The filing — made a day before its formal objection was due, and as FBI director James Comey defended the FBI stance on Capitol Hill — accused the federal government of seeking “dangerous power” through the courts, and of trampling on the company’s constitutional rights.
The arguments by Apple attorneys built upon those voiced by the company’s chief executive and by supporters in the last week and set the stage for a prolonged fight.
Legal arguments may take the issue to the Supreme Court.
The Justice Department is proposing an unprecedented “boundless interpretation” of the law that, if left unchecked, could have disastrous repercussions, the company warned in a memo submitted to magistrate, Sheri Pym, in California.
The memo aggressively challenges policy justifications forwarded by the Obama administration.
“The government says: ‘Just this once’ and ‘just this phone’. But the government knows those statements are not true,” lawyers for Apple wrote.

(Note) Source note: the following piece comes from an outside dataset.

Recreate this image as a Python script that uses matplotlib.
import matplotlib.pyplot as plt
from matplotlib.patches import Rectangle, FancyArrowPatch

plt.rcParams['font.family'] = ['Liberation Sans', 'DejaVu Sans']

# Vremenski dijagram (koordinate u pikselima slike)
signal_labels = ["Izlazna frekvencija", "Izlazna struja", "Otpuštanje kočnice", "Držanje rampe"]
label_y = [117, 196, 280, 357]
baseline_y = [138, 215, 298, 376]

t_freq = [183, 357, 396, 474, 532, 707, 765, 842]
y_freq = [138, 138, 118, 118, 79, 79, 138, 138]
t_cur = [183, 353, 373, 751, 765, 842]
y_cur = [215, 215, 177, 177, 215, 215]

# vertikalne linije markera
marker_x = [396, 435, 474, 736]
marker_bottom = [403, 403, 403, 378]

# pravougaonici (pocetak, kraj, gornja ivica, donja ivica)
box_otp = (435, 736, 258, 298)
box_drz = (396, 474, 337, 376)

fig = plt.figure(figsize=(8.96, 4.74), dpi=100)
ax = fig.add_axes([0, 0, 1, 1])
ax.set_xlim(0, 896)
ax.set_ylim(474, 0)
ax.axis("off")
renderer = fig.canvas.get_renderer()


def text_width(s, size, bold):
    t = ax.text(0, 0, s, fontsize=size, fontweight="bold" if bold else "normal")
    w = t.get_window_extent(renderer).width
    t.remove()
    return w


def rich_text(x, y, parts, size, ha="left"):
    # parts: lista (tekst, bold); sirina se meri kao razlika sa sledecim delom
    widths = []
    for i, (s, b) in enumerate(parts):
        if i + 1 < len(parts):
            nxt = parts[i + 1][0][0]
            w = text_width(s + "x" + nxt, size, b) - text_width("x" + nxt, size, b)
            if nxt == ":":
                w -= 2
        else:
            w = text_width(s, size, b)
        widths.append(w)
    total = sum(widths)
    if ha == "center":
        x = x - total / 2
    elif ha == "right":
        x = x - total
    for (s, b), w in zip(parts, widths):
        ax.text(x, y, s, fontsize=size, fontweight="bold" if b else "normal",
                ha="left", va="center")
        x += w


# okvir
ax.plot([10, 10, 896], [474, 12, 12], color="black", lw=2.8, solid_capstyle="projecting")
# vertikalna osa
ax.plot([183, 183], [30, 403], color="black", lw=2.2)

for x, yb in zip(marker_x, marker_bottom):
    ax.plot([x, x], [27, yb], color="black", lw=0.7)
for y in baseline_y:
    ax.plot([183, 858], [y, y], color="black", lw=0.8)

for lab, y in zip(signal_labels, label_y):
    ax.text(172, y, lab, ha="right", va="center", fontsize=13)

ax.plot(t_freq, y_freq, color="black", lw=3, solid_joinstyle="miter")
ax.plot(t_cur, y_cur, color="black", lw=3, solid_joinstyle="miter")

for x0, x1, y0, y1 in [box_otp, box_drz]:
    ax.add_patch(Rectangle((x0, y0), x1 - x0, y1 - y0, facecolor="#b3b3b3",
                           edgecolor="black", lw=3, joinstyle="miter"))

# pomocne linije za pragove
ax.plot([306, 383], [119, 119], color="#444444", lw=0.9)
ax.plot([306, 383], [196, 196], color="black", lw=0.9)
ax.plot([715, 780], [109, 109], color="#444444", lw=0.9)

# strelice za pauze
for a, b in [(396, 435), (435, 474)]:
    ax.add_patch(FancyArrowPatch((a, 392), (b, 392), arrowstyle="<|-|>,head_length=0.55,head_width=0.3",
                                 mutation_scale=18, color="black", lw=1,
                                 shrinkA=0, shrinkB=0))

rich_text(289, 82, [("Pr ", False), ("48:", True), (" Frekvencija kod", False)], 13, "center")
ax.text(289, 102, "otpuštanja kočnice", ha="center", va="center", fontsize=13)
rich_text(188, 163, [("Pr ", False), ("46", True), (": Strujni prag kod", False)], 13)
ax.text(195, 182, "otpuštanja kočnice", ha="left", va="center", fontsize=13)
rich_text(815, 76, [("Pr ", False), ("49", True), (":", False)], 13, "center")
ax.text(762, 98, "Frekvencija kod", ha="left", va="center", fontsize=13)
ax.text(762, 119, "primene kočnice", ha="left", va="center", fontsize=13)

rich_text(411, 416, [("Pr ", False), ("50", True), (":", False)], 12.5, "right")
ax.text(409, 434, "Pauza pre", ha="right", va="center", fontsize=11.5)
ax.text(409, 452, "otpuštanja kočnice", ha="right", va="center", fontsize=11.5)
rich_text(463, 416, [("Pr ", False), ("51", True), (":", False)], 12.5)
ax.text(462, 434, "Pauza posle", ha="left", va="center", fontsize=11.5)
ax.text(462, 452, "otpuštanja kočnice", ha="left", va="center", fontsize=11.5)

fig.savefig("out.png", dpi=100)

The locked iPhone 5C was a work phone linked to Syed Farook, who, with his wife Tashfeen Malik, killed 14 people in a December 2 terror attack in San Bernardino, California, which was at least partly inspired by the Islamic State group.

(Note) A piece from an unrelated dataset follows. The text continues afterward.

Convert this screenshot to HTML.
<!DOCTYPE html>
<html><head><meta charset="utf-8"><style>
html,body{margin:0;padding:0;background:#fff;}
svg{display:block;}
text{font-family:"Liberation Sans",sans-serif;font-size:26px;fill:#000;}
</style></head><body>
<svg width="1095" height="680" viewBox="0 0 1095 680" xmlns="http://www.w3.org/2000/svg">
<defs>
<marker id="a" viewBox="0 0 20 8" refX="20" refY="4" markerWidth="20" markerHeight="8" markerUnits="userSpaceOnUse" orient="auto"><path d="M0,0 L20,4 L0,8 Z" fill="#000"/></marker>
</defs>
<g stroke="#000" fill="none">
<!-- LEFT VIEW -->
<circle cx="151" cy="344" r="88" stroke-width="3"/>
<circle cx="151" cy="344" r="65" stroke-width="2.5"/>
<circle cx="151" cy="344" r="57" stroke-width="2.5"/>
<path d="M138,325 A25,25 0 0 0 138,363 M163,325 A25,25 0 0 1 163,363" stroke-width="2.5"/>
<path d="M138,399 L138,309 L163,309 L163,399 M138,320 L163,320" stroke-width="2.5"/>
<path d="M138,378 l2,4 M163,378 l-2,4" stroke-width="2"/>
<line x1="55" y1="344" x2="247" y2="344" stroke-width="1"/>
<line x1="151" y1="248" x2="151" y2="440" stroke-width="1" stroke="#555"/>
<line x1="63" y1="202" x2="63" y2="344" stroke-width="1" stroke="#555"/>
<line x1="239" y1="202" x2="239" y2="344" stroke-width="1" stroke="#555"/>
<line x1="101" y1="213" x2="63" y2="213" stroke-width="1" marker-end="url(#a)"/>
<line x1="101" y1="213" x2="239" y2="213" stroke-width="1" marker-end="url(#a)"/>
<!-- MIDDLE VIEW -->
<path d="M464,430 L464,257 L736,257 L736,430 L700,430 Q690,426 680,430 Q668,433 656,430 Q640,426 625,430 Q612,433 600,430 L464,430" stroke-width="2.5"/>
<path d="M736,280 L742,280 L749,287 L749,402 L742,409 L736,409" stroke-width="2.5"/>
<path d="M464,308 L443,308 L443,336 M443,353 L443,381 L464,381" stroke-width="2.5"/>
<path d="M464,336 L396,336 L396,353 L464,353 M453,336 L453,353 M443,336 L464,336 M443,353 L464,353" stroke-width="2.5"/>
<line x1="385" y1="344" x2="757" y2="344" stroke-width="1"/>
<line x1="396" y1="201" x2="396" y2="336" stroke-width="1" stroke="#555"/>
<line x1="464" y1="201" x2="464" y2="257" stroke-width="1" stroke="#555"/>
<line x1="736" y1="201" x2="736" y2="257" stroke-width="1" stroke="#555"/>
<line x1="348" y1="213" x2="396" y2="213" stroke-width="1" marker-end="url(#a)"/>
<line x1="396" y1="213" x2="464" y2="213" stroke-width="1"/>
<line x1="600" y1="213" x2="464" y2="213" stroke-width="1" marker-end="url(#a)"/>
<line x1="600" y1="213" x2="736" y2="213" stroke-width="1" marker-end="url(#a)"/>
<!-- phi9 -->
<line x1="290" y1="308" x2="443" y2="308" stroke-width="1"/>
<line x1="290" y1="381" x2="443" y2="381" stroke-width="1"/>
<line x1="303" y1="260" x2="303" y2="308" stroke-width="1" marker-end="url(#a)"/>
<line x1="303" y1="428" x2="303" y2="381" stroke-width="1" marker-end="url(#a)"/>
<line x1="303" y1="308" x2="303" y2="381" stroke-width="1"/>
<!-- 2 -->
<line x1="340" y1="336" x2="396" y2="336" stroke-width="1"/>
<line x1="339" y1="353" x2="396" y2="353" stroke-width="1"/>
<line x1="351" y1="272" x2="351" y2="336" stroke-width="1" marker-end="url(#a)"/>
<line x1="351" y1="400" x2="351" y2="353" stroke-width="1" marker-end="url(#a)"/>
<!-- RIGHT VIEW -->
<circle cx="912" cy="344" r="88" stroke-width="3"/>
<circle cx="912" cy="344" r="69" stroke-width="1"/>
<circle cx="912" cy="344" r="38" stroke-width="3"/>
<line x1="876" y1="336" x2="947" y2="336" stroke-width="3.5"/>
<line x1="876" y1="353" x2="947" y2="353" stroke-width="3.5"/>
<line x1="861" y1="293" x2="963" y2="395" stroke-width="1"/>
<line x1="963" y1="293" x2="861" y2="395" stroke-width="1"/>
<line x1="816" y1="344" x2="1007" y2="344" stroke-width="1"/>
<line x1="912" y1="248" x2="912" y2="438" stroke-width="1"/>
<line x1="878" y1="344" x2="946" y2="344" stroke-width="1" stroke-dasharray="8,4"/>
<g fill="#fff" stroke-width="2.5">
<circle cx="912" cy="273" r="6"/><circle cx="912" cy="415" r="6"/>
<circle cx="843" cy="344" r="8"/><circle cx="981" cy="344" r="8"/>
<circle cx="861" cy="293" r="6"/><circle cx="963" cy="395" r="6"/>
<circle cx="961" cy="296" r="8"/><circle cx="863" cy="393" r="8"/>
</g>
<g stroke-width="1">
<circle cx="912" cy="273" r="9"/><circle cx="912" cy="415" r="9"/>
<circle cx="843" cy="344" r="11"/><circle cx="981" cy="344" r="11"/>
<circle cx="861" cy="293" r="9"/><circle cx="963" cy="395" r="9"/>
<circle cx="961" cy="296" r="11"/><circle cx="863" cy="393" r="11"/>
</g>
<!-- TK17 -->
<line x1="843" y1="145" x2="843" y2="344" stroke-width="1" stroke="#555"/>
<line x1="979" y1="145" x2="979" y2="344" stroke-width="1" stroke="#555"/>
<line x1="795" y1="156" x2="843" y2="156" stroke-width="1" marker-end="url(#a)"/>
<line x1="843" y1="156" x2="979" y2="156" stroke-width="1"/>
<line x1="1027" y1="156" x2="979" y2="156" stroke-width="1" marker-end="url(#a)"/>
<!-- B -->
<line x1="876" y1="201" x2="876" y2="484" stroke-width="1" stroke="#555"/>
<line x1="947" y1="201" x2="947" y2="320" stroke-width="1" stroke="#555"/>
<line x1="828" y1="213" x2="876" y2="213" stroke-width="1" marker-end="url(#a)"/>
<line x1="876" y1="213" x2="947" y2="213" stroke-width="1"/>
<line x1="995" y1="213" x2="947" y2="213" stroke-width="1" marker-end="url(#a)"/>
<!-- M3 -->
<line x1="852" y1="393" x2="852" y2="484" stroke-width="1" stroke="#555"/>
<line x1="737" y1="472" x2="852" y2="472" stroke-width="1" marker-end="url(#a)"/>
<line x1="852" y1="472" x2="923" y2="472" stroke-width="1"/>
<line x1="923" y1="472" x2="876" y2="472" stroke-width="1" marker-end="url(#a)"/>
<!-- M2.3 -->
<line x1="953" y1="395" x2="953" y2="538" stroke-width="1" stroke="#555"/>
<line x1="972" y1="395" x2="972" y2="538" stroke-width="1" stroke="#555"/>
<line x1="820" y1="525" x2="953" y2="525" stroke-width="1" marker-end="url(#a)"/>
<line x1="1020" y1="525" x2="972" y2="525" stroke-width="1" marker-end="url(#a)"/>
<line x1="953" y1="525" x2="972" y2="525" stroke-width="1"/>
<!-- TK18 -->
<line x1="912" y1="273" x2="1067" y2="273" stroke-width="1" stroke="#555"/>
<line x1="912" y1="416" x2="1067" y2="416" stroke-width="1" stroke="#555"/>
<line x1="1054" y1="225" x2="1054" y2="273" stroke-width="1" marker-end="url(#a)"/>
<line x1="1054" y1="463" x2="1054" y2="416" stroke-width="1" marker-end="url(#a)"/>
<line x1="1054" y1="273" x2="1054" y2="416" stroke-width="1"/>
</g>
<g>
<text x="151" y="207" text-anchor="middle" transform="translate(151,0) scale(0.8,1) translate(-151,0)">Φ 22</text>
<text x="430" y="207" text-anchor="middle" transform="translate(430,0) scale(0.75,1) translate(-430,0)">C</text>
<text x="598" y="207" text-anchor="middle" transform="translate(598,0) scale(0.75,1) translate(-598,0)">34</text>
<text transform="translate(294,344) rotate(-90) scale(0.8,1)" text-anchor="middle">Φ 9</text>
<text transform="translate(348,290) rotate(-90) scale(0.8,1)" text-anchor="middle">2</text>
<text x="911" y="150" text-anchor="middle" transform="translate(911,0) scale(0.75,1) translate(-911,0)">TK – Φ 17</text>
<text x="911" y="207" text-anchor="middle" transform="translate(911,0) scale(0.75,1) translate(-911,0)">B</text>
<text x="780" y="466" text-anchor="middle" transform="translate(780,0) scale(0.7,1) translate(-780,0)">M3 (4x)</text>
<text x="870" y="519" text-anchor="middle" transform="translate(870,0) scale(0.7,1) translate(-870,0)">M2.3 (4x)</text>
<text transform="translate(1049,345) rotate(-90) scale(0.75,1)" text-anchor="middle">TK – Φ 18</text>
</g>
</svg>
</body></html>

Two personal cell phones were so badly destroyed that investigators couldn’t retrieve data from them.
Justice Department lawyers were reviewing Apple’s brief and will respond, said spokeswoman, Melanie Newman.
She said Apple had reversed “its longstanding” cooperation with government requests, and that when Justice Department officials want to search a phone or another electronic device, “we narrowly target our request to apply to the individual device” and get a judge’s approval.
The court fight could create precedent and establish new legal boundaries on how technology is dealt with in the national security context, when encrypted devices increasingly proliferate and when the overarching laws governing their use are antiquated.
Over the last year, law enforcement officials have spoken out about their inability to access encrypted data.
In the California case, the phone was found after investigators searched a car with a warrant, after the attack, and couldn’t access the locked iPhone, despite working with Apple and Farook’s employer.